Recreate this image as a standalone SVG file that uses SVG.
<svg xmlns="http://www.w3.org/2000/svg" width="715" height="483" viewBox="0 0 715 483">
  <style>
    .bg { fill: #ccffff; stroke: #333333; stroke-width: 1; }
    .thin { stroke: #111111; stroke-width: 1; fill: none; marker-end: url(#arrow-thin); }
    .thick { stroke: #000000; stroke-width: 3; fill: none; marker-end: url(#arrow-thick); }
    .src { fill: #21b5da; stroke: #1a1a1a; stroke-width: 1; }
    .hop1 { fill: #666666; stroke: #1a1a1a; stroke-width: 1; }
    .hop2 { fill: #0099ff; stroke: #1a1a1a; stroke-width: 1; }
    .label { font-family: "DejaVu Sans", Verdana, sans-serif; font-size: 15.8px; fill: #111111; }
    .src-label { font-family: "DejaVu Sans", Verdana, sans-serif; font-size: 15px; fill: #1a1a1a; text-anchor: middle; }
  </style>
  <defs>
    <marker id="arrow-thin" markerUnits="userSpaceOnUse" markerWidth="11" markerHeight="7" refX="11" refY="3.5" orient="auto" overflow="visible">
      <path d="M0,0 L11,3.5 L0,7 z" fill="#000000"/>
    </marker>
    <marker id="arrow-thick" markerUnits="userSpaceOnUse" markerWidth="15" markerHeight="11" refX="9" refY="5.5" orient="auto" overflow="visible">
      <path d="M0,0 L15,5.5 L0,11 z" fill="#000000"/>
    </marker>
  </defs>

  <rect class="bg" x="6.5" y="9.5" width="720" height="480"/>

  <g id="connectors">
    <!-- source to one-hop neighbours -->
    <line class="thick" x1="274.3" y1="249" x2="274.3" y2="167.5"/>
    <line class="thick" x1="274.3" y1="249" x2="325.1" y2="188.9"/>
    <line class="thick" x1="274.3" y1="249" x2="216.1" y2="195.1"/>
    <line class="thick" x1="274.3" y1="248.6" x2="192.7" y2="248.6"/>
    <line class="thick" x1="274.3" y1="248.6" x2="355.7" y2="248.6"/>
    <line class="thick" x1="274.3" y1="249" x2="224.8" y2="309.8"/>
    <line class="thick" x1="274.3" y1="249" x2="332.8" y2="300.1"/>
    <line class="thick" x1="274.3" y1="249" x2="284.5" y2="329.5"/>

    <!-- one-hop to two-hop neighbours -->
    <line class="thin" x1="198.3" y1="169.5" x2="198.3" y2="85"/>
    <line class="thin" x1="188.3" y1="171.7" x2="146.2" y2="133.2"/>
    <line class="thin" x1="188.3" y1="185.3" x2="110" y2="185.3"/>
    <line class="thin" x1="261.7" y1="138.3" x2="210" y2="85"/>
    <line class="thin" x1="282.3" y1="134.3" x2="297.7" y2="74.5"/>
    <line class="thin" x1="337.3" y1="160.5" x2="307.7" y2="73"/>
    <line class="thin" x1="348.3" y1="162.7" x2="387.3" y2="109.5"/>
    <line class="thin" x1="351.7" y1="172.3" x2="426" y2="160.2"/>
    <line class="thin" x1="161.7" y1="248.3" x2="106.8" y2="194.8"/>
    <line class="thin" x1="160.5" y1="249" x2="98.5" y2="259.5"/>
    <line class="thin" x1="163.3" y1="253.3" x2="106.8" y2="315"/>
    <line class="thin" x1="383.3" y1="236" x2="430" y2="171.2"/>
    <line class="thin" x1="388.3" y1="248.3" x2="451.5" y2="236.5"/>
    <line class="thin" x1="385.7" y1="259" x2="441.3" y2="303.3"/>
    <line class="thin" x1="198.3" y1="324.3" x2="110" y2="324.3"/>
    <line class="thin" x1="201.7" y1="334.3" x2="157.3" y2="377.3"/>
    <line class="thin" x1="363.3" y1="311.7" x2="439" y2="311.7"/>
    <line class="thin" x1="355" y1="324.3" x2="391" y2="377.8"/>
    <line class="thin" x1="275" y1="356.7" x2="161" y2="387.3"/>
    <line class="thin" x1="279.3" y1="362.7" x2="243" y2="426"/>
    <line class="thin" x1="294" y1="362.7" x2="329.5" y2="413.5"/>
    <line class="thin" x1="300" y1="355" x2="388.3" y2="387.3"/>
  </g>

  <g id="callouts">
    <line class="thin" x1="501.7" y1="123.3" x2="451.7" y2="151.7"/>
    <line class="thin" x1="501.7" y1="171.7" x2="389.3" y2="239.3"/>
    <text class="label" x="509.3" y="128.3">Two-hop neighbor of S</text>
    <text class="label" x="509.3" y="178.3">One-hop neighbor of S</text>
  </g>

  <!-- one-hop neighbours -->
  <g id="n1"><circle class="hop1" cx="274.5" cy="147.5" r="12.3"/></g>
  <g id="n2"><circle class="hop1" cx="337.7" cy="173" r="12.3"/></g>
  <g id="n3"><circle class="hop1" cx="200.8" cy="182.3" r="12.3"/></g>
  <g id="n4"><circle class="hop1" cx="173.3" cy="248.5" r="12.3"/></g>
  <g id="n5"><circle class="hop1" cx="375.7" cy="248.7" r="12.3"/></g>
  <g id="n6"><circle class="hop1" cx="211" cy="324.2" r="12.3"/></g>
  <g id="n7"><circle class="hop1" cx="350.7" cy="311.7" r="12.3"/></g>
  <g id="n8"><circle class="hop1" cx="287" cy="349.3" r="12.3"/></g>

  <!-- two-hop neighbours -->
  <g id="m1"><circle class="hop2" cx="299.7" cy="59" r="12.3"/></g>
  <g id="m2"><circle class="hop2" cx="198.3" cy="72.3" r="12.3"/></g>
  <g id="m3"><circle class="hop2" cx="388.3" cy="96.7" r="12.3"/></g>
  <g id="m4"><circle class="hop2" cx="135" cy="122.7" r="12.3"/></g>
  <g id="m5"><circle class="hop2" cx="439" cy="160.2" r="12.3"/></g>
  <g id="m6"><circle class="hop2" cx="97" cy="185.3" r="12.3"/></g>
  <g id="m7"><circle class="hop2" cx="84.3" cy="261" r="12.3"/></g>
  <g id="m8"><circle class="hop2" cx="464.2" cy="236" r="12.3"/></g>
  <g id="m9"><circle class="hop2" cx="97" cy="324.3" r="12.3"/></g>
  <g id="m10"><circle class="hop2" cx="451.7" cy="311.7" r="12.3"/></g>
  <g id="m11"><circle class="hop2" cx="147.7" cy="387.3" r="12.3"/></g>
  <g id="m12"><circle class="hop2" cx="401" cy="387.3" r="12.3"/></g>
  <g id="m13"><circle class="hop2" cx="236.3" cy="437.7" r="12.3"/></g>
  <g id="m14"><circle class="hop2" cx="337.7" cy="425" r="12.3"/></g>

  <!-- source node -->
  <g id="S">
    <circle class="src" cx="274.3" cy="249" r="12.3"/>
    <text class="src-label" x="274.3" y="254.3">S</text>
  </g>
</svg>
┄┄┄┄┄┄
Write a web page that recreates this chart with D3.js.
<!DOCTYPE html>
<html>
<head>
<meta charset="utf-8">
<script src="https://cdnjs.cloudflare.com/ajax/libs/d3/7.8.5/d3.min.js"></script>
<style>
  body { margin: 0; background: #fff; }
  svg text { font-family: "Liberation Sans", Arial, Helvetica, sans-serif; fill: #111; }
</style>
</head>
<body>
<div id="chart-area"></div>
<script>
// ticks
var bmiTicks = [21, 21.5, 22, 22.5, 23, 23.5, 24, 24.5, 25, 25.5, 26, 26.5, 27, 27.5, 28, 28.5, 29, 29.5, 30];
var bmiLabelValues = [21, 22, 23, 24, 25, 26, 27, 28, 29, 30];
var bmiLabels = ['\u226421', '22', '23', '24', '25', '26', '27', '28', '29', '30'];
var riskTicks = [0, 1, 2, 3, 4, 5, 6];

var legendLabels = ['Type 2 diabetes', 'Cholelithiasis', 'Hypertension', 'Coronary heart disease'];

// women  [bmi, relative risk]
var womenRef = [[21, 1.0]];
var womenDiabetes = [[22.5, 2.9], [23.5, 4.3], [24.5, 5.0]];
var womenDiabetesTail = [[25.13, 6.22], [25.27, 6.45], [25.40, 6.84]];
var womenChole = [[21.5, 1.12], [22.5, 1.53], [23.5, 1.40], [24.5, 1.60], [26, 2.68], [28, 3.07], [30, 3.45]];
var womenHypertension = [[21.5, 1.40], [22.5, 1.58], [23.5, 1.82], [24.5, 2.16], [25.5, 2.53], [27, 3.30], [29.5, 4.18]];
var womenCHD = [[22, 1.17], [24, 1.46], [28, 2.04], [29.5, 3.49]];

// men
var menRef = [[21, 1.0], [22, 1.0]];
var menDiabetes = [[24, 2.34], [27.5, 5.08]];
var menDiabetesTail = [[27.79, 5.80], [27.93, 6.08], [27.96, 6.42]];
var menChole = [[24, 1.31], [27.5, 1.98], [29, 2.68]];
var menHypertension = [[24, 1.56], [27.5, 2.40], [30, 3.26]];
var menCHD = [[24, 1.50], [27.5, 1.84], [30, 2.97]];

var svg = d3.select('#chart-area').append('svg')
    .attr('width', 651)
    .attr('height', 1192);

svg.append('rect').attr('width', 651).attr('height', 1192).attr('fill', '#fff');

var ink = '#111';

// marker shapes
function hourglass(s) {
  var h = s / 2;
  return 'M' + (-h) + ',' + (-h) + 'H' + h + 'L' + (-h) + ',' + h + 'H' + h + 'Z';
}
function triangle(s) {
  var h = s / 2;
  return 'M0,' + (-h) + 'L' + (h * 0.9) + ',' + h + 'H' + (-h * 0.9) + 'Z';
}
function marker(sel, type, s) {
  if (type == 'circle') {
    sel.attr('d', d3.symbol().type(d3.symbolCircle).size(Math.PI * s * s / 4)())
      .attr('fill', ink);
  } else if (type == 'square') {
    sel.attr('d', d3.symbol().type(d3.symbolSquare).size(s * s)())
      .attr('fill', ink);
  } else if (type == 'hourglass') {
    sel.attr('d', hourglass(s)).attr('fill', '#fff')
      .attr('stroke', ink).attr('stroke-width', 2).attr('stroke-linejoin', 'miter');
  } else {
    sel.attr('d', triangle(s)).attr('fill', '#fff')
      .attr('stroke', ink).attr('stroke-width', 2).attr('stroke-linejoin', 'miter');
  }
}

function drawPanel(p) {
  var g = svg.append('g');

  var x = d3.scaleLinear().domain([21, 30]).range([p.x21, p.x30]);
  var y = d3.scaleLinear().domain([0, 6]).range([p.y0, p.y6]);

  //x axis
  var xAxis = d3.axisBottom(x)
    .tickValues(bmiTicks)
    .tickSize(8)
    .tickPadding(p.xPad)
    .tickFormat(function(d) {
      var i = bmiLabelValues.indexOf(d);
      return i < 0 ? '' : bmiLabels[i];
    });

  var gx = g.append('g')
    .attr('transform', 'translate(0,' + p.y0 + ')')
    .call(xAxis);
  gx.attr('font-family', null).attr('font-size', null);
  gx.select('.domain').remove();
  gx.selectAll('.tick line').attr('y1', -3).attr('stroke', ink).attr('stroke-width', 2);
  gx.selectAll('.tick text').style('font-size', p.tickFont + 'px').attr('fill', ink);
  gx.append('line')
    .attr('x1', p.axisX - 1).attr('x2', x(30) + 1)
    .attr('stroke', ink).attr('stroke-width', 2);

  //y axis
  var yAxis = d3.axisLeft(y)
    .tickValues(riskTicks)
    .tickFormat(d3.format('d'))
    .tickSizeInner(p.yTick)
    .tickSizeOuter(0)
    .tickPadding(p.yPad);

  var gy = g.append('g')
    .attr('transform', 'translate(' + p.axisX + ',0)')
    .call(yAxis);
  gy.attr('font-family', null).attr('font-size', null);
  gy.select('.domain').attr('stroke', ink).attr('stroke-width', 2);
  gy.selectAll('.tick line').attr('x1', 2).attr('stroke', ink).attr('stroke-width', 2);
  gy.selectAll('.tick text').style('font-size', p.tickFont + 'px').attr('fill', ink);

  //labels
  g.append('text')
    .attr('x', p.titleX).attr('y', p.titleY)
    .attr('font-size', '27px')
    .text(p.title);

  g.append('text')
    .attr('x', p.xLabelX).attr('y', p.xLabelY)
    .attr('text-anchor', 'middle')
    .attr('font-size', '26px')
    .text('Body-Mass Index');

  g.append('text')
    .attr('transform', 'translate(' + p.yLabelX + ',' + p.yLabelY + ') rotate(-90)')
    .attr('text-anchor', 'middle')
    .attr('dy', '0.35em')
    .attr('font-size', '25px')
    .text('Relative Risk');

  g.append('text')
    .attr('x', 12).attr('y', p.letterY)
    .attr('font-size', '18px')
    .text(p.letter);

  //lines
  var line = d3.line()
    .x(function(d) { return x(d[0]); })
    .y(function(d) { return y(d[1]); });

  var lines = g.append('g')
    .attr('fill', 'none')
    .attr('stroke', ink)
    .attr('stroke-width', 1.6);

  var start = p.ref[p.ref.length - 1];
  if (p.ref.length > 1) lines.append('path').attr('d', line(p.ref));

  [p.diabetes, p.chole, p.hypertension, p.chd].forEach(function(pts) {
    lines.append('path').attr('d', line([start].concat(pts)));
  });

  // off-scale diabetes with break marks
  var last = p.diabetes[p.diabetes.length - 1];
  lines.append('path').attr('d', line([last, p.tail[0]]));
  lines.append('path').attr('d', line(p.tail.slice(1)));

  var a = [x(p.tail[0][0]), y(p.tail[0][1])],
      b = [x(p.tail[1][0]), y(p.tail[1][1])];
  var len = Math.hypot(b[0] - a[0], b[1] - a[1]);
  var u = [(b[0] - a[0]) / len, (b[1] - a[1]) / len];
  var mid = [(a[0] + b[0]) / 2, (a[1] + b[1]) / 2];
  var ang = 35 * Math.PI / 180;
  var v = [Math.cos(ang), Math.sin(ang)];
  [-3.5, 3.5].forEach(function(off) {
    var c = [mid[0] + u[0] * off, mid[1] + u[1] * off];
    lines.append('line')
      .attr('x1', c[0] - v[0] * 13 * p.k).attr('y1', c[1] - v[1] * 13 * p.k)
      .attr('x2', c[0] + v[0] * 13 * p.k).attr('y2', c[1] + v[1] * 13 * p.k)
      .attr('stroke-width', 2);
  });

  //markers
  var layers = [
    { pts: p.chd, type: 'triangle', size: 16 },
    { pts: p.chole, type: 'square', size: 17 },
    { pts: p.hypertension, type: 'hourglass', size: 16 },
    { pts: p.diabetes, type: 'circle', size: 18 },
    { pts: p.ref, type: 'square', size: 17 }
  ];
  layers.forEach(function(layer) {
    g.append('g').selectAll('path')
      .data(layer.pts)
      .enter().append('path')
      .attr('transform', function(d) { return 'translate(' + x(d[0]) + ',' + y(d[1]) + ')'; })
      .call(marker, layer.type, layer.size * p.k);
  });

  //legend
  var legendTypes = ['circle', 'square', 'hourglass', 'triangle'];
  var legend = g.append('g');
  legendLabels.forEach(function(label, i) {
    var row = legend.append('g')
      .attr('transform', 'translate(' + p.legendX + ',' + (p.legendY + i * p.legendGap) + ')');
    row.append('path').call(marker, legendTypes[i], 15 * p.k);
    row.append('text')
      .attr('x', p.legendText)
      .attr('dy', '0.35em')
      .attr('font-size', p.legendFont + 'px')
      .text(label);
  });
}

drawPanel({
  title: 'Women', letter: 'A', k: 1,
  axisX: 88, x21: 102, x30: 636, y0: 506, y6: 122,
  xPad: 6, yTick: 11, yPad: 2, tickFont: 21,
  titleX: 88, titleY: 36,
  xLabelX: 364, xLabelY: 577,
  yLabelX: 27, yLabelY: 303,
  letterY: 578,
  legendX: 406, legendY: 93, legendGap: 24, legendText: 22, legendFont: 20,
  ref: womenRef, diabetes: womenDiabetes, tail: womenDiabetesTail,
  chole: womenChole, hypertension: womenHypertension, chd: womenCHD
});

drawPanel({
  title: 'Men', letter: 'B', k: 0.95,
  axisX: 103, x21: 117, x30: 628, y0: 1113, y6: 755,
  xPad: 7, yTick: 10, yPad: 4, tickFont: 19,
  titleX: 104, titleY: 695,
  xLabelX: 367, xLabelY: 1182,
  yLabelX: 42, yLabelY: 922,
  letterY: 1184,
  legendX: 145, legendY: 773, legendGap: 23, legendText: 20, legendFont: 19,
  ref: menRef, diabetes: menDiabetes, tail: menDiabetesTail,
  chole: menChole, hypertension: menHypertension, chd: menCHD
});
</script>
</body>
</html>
┄┄┄┄┄┄
• Exercise prompt: Reproduce only the lines from the one containing "Write a web" through the one containing "2.04], [29.5, 3.49]];", inclusive of both.

• Written answer:
Write a web page that recreates this chart with D3.js.
<!DOCTYPE html>
<html>
<head>
<meta charset="utf-8">
<script src="https://cdnjs.cloudflare.com/ajax/libs/d3/7.8.5/d3.min.js"></script>
<style>
  body { margin: 0; background: #fff; }
  svg text { font-family: "Liberation Sans", Arial, Helvetica, sans-serif; fill: #111; }
</style>
</head>
<body>
<div id="chart-area"></div>
<script>
// ticks
var bmiTicks = [21, 21.5, 22, 22.5, 23, 23.5, 24, 24.5, 25, 25.5, 26, 26.5, 27, 27.5, 28, 28.5, 29, 29.5, 30];
var bmiLabelValues = [21, 22, 23, 24, 25, 26, 27, 28, 29, 30];
var bmiLabels = ['\u226421', '22', '23', '24', '25', '26', '27', '28', '29', '30'];
var riskTicks = [0, 1, 2, 3, 4, 5, 6];

var legendLabels = ['Type 2 diabetes', 'Cholelithiasis', 'Hypertension', 'Coronary heart disease'];

// women  [bmi, relative risk]
var womenRef = [[21, 1.0]];
var womenDiabetes = [[22.5, 2.9], [23.5, 4.3], [24.5, 5.0]];
var womenDiabetesTail = [[25.13, 6.22], [25.27, 6.45], [25.40, 6.84]];
var womenChole = [[21.5, 1.12], [22.5, 1.53], [23.5, 1.40], [24.5, 1.60], [26, 2.68], [28, 3.07], [30, 3.45]];
var womenHypertension = [[21.5, 1.40], [22.5, 1.58], [23.5, 1.82], [24.5, 2.16], [25.5, 2.53], [27, 3.30], [29.5, 4.18]];
var womenCHD = [[22, 1.17], [24, 1.46], [28, 2.04], [29.5, 3.49]];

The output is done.